The Total Addressable Market (TAM) for new-build bulk liquid cement equipment is directly tied to oil and gas well drilling and completion activity. Growth is projected to be moderate but steady, contingent on stable energy prices and continued investment in both conventional and unconventional reserves. The three largest geographic markets, accounting for over 65% of global demand, are 1. North America, 2. Middle East, and 3. Asia-Pacific.
| Year (Forecast) | Global TAM (est. USD) | CAGR (YoY) |
|---|---|---|
| 2024 | $1.85 Billion | - |
| 2025 | $1.93 Billion | +4.3% |
| 2026 | $2.01 Billion | +4.1% |
Barriers to entry are High, driven by extreme capital intensity, extensive R&D for high-pressure systems, established intellectual property, and the need for a global service and support network.
⮕ Tier 1 Leaders * SLB (Schlumberger): Differentiator: Deep integration of equipment design with proprietary cement slurry chemistry and digital well-construction platforms. * Halliburton: Differentiator: Leader in North American pressure pumping; focuses on highly efficient, mobile fleets for unconventional plays and advanced remote operations. * Weir Group (SPM Oil & Gas): Differentiator: Pure-play equipment specialist known for best-in-class high-pressure pumps, fluid ends, and flow control components sold to service companies.
⮕ Emerging/Niche Players * ProFrac Holding Corp: Focuses on innovative, vertically integrated hydraulic fracturing fleets in North America, with transferable technology to cementing. * Gardner Denver High Pressure Solutions: Established manufacturer of high-pressure pumps and related equipment, competing directly with Weir. * Dragon Products: Provides robust, cost-effective bulk storage and pumping equipment, strong among smaller and mid-sized service companies.
The price of a complete cementing unit is a build-up of major purchased components, in-house fabrication/assembly, and software/controls integration. A typical high-pressure twin cementing skid's price is comprised of ~55-60% major components (engines, transmissions, pumps), ~20-25% steel fabrication and assembly labor, and ~15-20% for controls, overhead, and margin. Aftermarket sales of high-wear "consumable" components, particularly fluid ends, are a significant and recurring revenue stream for suppliers.
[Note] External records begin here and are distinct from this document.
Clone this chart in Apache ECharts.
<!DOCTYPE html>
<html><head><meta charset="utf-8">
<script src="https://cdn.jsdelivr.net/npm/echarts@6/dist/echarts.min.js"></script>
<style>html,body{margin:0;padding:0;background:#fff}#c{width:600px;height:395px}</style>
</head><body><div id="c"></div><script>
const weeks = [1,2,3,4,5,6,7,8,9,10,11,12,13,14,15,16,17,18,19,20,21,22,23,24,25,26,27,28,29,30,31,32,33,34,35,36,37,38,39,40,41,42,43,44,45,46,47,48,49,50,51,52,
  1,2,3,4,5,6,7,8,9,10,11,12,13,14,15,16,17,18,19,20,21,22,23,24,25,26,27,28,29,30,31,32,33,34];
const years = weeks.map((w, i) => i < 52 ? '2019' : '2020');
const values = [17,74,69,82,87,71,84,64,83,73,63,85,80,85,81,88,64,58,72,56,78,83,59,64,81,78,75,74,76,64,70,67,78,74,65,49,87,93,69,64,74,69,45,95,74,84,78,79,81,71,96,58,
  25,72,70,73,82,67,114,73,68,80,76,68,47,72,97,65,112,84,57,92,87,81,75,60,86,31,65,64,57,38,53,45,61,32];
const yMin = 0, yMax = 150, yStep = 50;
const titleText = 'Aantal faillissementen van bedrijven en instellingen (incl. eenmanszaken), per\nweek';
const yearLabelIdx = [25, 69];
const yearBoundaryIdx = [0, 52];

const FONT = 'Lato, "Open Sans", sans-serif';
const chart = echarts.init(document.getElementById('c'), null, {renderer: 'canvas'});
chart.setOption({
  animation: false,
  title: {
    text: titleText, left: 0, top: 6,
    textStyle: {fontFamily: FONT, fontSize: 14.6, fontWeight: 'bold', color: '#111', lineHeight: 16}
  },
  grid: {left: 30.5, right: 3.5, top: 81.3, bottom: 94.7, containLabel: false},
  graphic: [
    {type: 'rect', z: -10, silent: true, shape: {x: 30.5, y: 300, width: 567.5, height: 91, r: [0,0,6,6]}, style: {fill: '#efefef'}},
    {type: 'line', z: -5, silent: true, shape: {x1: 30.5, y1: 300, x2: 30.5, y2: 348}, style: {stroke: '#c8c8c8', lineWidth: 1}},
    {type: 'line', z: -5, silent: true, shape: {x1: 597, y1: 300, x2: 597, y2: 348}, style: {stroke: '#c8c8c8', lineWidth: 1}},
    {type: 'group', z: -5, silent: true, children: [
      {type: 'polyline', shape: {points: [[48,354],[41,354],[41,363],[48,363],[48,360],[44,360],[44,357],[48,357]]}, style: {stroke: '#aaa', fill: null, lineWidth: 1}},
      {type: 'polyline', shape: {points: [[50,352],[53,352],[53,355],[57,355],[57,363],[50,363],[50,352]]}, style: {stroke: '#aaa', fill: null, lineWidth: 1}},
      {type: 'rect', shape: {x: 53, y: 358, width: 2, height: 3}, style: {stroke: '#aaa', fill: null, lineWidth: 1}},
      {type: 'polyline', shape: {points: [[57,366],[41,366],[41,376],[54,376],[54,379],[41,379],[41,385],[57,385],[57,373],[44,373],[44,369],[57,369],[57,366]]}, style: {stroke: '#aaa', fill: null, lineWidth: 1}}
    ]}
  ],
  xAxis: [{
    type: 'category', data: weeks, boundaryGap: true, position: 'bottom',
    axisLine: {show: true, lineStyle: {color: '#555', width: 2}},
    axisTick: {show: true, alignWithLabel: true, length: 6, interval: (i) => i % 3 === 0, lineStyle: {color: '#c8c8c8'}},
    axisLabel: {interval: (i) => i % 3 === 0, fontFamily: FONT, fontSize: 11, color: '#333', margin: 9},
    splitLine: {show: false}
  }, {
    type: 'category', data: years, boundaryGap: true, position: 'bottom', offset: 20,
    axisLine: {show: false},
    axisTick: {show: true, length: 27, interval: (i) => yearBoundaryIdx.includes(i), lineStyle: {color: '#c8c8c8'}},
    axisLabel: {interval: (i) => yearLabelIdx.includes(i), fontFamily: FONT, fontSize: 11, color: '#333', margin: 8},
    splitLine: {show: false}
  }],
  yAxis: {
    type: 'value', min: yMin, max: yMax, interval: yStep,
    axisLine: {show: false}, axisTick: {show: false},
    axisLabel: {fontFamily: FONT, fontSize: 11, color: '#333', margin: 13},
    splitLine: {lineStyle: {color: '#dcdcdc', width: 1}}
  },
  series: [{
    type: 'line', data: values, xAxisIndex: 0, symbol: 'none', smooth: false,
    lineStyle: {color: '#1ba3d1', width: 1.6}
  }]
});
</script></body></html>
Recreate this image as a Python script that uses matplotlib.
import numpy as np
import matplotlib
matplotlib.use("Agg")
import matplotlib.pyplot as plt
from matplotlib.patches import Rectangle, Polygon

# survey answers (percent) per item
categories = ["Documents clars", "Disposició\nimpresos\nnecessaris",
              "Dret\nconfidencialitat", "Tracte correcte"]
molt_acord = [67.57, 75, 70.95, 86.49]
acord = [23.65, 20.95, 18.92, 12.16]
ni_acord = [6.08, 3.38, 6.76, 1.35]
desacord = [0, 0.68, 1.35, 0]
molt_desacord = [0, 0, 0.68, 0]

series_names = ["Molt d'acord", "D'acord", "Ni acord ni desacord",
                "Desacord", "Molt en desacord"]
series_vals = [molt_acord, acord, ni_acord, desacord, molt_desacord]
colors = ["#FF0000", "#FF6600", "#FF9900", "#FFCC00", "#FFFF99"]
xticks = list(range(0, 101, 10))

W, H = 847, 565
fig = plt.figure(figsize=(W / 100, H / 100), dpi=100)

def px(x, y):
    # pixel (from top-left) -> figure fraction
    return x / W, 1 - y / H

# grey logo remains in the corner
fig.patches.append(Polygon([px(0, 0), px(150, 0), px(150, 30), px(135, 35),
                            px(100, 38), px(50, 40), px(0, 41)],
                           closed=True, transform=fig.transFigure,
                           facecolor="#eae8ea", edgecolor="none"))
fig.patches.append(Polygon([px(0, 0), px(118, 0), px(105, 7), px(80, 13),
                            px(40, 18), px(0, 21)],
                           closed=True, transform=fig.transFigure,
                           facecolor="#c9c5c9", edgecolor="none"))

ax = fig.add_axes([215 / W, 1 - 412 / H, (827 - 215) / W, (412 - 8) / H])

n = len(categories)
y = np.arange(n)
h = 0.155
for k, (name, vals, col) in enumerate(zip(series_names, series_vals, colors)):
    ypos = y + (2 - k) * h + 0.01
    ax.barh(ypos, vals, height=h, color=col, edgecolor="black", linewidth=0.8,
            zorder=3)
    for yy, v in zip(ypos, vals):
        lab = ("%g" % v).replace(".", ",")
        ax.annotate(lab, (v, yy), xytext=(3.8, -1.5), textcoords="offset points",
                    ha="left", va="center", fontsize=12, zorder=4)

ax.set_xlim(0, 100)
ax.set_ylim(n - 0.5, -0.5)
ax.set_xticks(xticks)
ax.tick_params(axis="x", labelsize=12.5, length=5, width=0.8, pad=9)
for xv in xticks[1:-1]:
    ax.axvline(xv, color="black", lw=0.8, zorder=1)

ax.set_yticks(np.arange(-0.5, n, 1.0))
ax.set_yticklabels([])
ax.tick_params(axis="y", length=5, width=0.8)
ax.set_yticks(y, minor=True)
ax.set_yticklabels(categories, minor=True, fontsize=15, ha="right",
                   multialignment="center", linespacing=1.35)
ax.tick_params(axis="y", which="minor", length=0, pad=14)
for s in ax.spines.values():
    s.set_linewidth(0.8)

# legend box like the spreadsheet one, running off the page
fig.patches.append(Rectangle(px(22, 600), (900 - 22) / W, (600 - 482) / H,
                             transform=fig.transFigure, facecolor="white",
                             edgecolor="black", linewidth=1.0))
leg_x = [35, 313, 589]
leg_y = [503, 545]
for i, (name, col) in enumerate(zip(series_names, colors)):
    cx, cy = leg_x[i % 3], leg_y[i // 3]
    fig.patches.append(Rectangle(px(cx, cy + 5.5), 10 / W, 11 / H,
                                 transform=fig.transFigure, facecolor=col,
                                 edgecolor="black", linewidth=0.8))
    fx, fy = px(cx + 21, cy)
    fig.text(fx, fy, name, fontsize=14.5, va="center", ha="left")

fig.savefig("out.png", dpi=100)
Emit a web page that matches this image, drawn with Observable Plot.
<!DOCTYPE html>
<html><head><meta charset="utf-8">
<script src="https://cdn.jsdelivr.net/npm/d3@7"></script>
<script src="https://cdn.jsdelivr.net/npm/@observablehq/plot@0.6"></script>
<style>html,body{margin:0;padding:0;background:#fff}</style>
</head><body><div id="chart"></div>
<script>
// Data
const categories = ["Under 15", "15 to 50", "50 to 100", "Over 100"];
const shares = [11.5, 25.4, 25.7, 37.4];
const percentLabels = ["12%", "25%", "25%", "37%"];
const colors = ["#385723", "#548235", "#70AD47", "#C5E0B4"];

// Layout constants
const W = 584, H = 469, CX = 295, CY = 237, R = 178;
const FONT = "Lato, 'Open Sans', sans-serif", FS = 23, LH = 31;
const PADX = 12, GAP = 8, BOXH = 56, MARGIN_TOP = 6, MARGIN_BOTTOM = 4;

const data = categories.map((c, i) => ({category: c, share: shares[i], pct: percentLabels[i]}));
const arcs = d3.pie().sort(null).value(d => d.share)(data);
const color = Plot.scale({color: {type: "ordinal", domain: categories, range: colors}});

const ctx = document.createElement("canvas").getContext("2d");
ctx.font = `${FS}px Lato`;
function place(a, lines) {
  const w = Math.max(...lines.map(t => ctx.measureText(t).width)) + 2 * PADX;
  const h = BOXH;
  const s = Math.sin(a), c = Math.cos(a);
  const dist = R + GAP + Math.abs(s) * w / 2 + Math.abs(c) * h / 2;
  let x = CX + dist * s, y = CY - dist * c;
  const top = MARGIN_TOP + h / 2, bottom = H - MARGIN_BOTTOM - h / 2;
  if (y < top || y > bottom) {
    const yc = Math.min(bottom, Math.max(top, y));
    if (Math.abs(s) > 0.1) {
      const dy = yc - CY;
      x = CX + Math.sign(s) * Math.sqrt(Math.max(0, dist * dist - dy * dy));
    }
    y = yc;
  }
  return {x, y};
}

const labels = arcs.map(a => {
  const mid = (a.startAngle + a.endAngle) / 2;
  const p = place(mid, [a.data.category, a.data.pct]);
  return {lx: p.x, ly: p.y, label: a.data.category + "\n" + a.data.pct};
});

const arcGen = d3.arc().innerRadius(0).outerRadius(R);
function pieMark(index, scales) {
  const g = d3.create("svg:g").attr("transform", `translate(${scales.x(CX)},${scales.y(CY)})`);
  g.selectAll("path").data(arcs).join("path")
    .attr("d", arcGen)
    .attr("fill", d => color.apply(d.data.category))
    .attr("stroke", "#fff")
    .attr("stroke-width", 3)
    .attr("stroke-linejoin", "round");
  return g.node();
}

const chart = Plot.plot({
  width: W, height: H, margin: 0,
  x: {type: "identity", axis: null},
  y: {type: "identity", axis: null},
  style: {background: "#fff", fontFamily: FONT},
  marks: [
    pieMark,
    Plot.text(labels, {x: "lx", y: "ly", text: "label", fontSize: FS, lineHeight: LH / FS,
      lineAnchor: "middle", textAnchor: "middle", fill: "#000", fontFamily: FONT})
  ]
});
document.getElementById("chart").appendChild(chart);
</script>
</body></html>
The three most volatile cost elements are: 1. High-Strength Steel (for chassis & piping): Recent 24-month change: +18% 2. Tier 4 Final Diesel Engines: Recent 24-month change: +22% 3. Forged Pump Fluid Ends: Recent 24-month change: +30%
| Supplier | Region | Est. Market Share | Stock Exchange:Ticker | Notable Capability |
|---|---|---|---|---|
| SLB | Global | est. 25-30% | NYSE:SLB | Integrated digital cementing solutions (CemSTREAK) |
| Halliburton | Global | est. 25-30% | NYSE:HAL | High-efficiency fleets for unconventional wells |
| Baker Hughes | Global | est. 10-15% | NASDAQ:BKR | Strong position in offshore and deepwater cementing |
| Weir Group | Global | est. 5-10% | LON:WEIR | Market leader in high-pressure pumps & consumables |
| ProFrac | North America | est. <5% | NASDAQ:ACDC | Vertically integrated electric fleet manufacturing |
| Gardner Denver | Global | est. <5% | NYSE:IR | Broad portfolio of industrial & high-pressure pumps |
| NOV Inc. | Global | est. <5% | NYSE:NOV | Diversified equipment provider including cementing units |
Demand for bulk liquid cement equipment within North Carolina is negligible. The state has no significant oil and gas production, and its geological makeup is not conducive to future exploration. Therefore, there is no local market for new equipment sales or cementing services. From a supply chain perspective, North Carolina possesses a robust industrial manufacturing base in fabricated metals, machinery, and electronics. While no Tier 1 suppliers maintain dedicated cementing equipment plants in the state, the region could serve as a Tier 2 or Tier 3 component supplier for items like control panels, machined parts, or structural steel fabrications to primary manufacturing sites located elsewhere (e.g., Texas, Oklahoma).
| Risk Category | Grade | Justification |
|---|---|---|
| Supply Risk | Medium | Concentrated Tier 1 supplier base, but critical component lead times (engines, electronics) can extend rapidly. |
| Price Volatility | High | Directly correlated to volatile oil & gas prices and the resulting boom-bust cycles in E&P spending. |
| ESG Scrutiny | High | End-use in fossil fuel extraction faces intense pressure. Emissions from diesel engines are a key target for reduction. |
| Geopolitical Risk | High | Major demand hubs are in politically sensitive regions (e.g., Middle East). Trade disputes can impact component costs. |
| Technology Obsolescence | Medium | Core pump mechanics are mature, but the rapid shift to electric/dual-fuel fleets could devalue legacy diesel assets within 5-7 years. |
Prioritize TCO with New Technologies. Shift evaluation criteria from initial CAPEX to a Total Cost of Ownership (TCO) model that quantifies fuel savings and carbon taxes. Mandate that all RFQs for new units include bids for electric or dual-fuel options. This will reduce long-term operating costs by an estimated 20-30% and mitigate ESG compliance risk, justifying a potential 15% CAPEX premium.
De-risk Cyclicality with Hybrid Sourcing. For non-strategic basins or short-term projects, negotiate master lease agreements with key suppliers instead of outright purchase. This provides operational flexibility to scale capacity up or down with market conditions, converting a fixed capital cost into a variable operating expense and avoiding asset underutilization and high maintenance costs during inevitable industry downturns.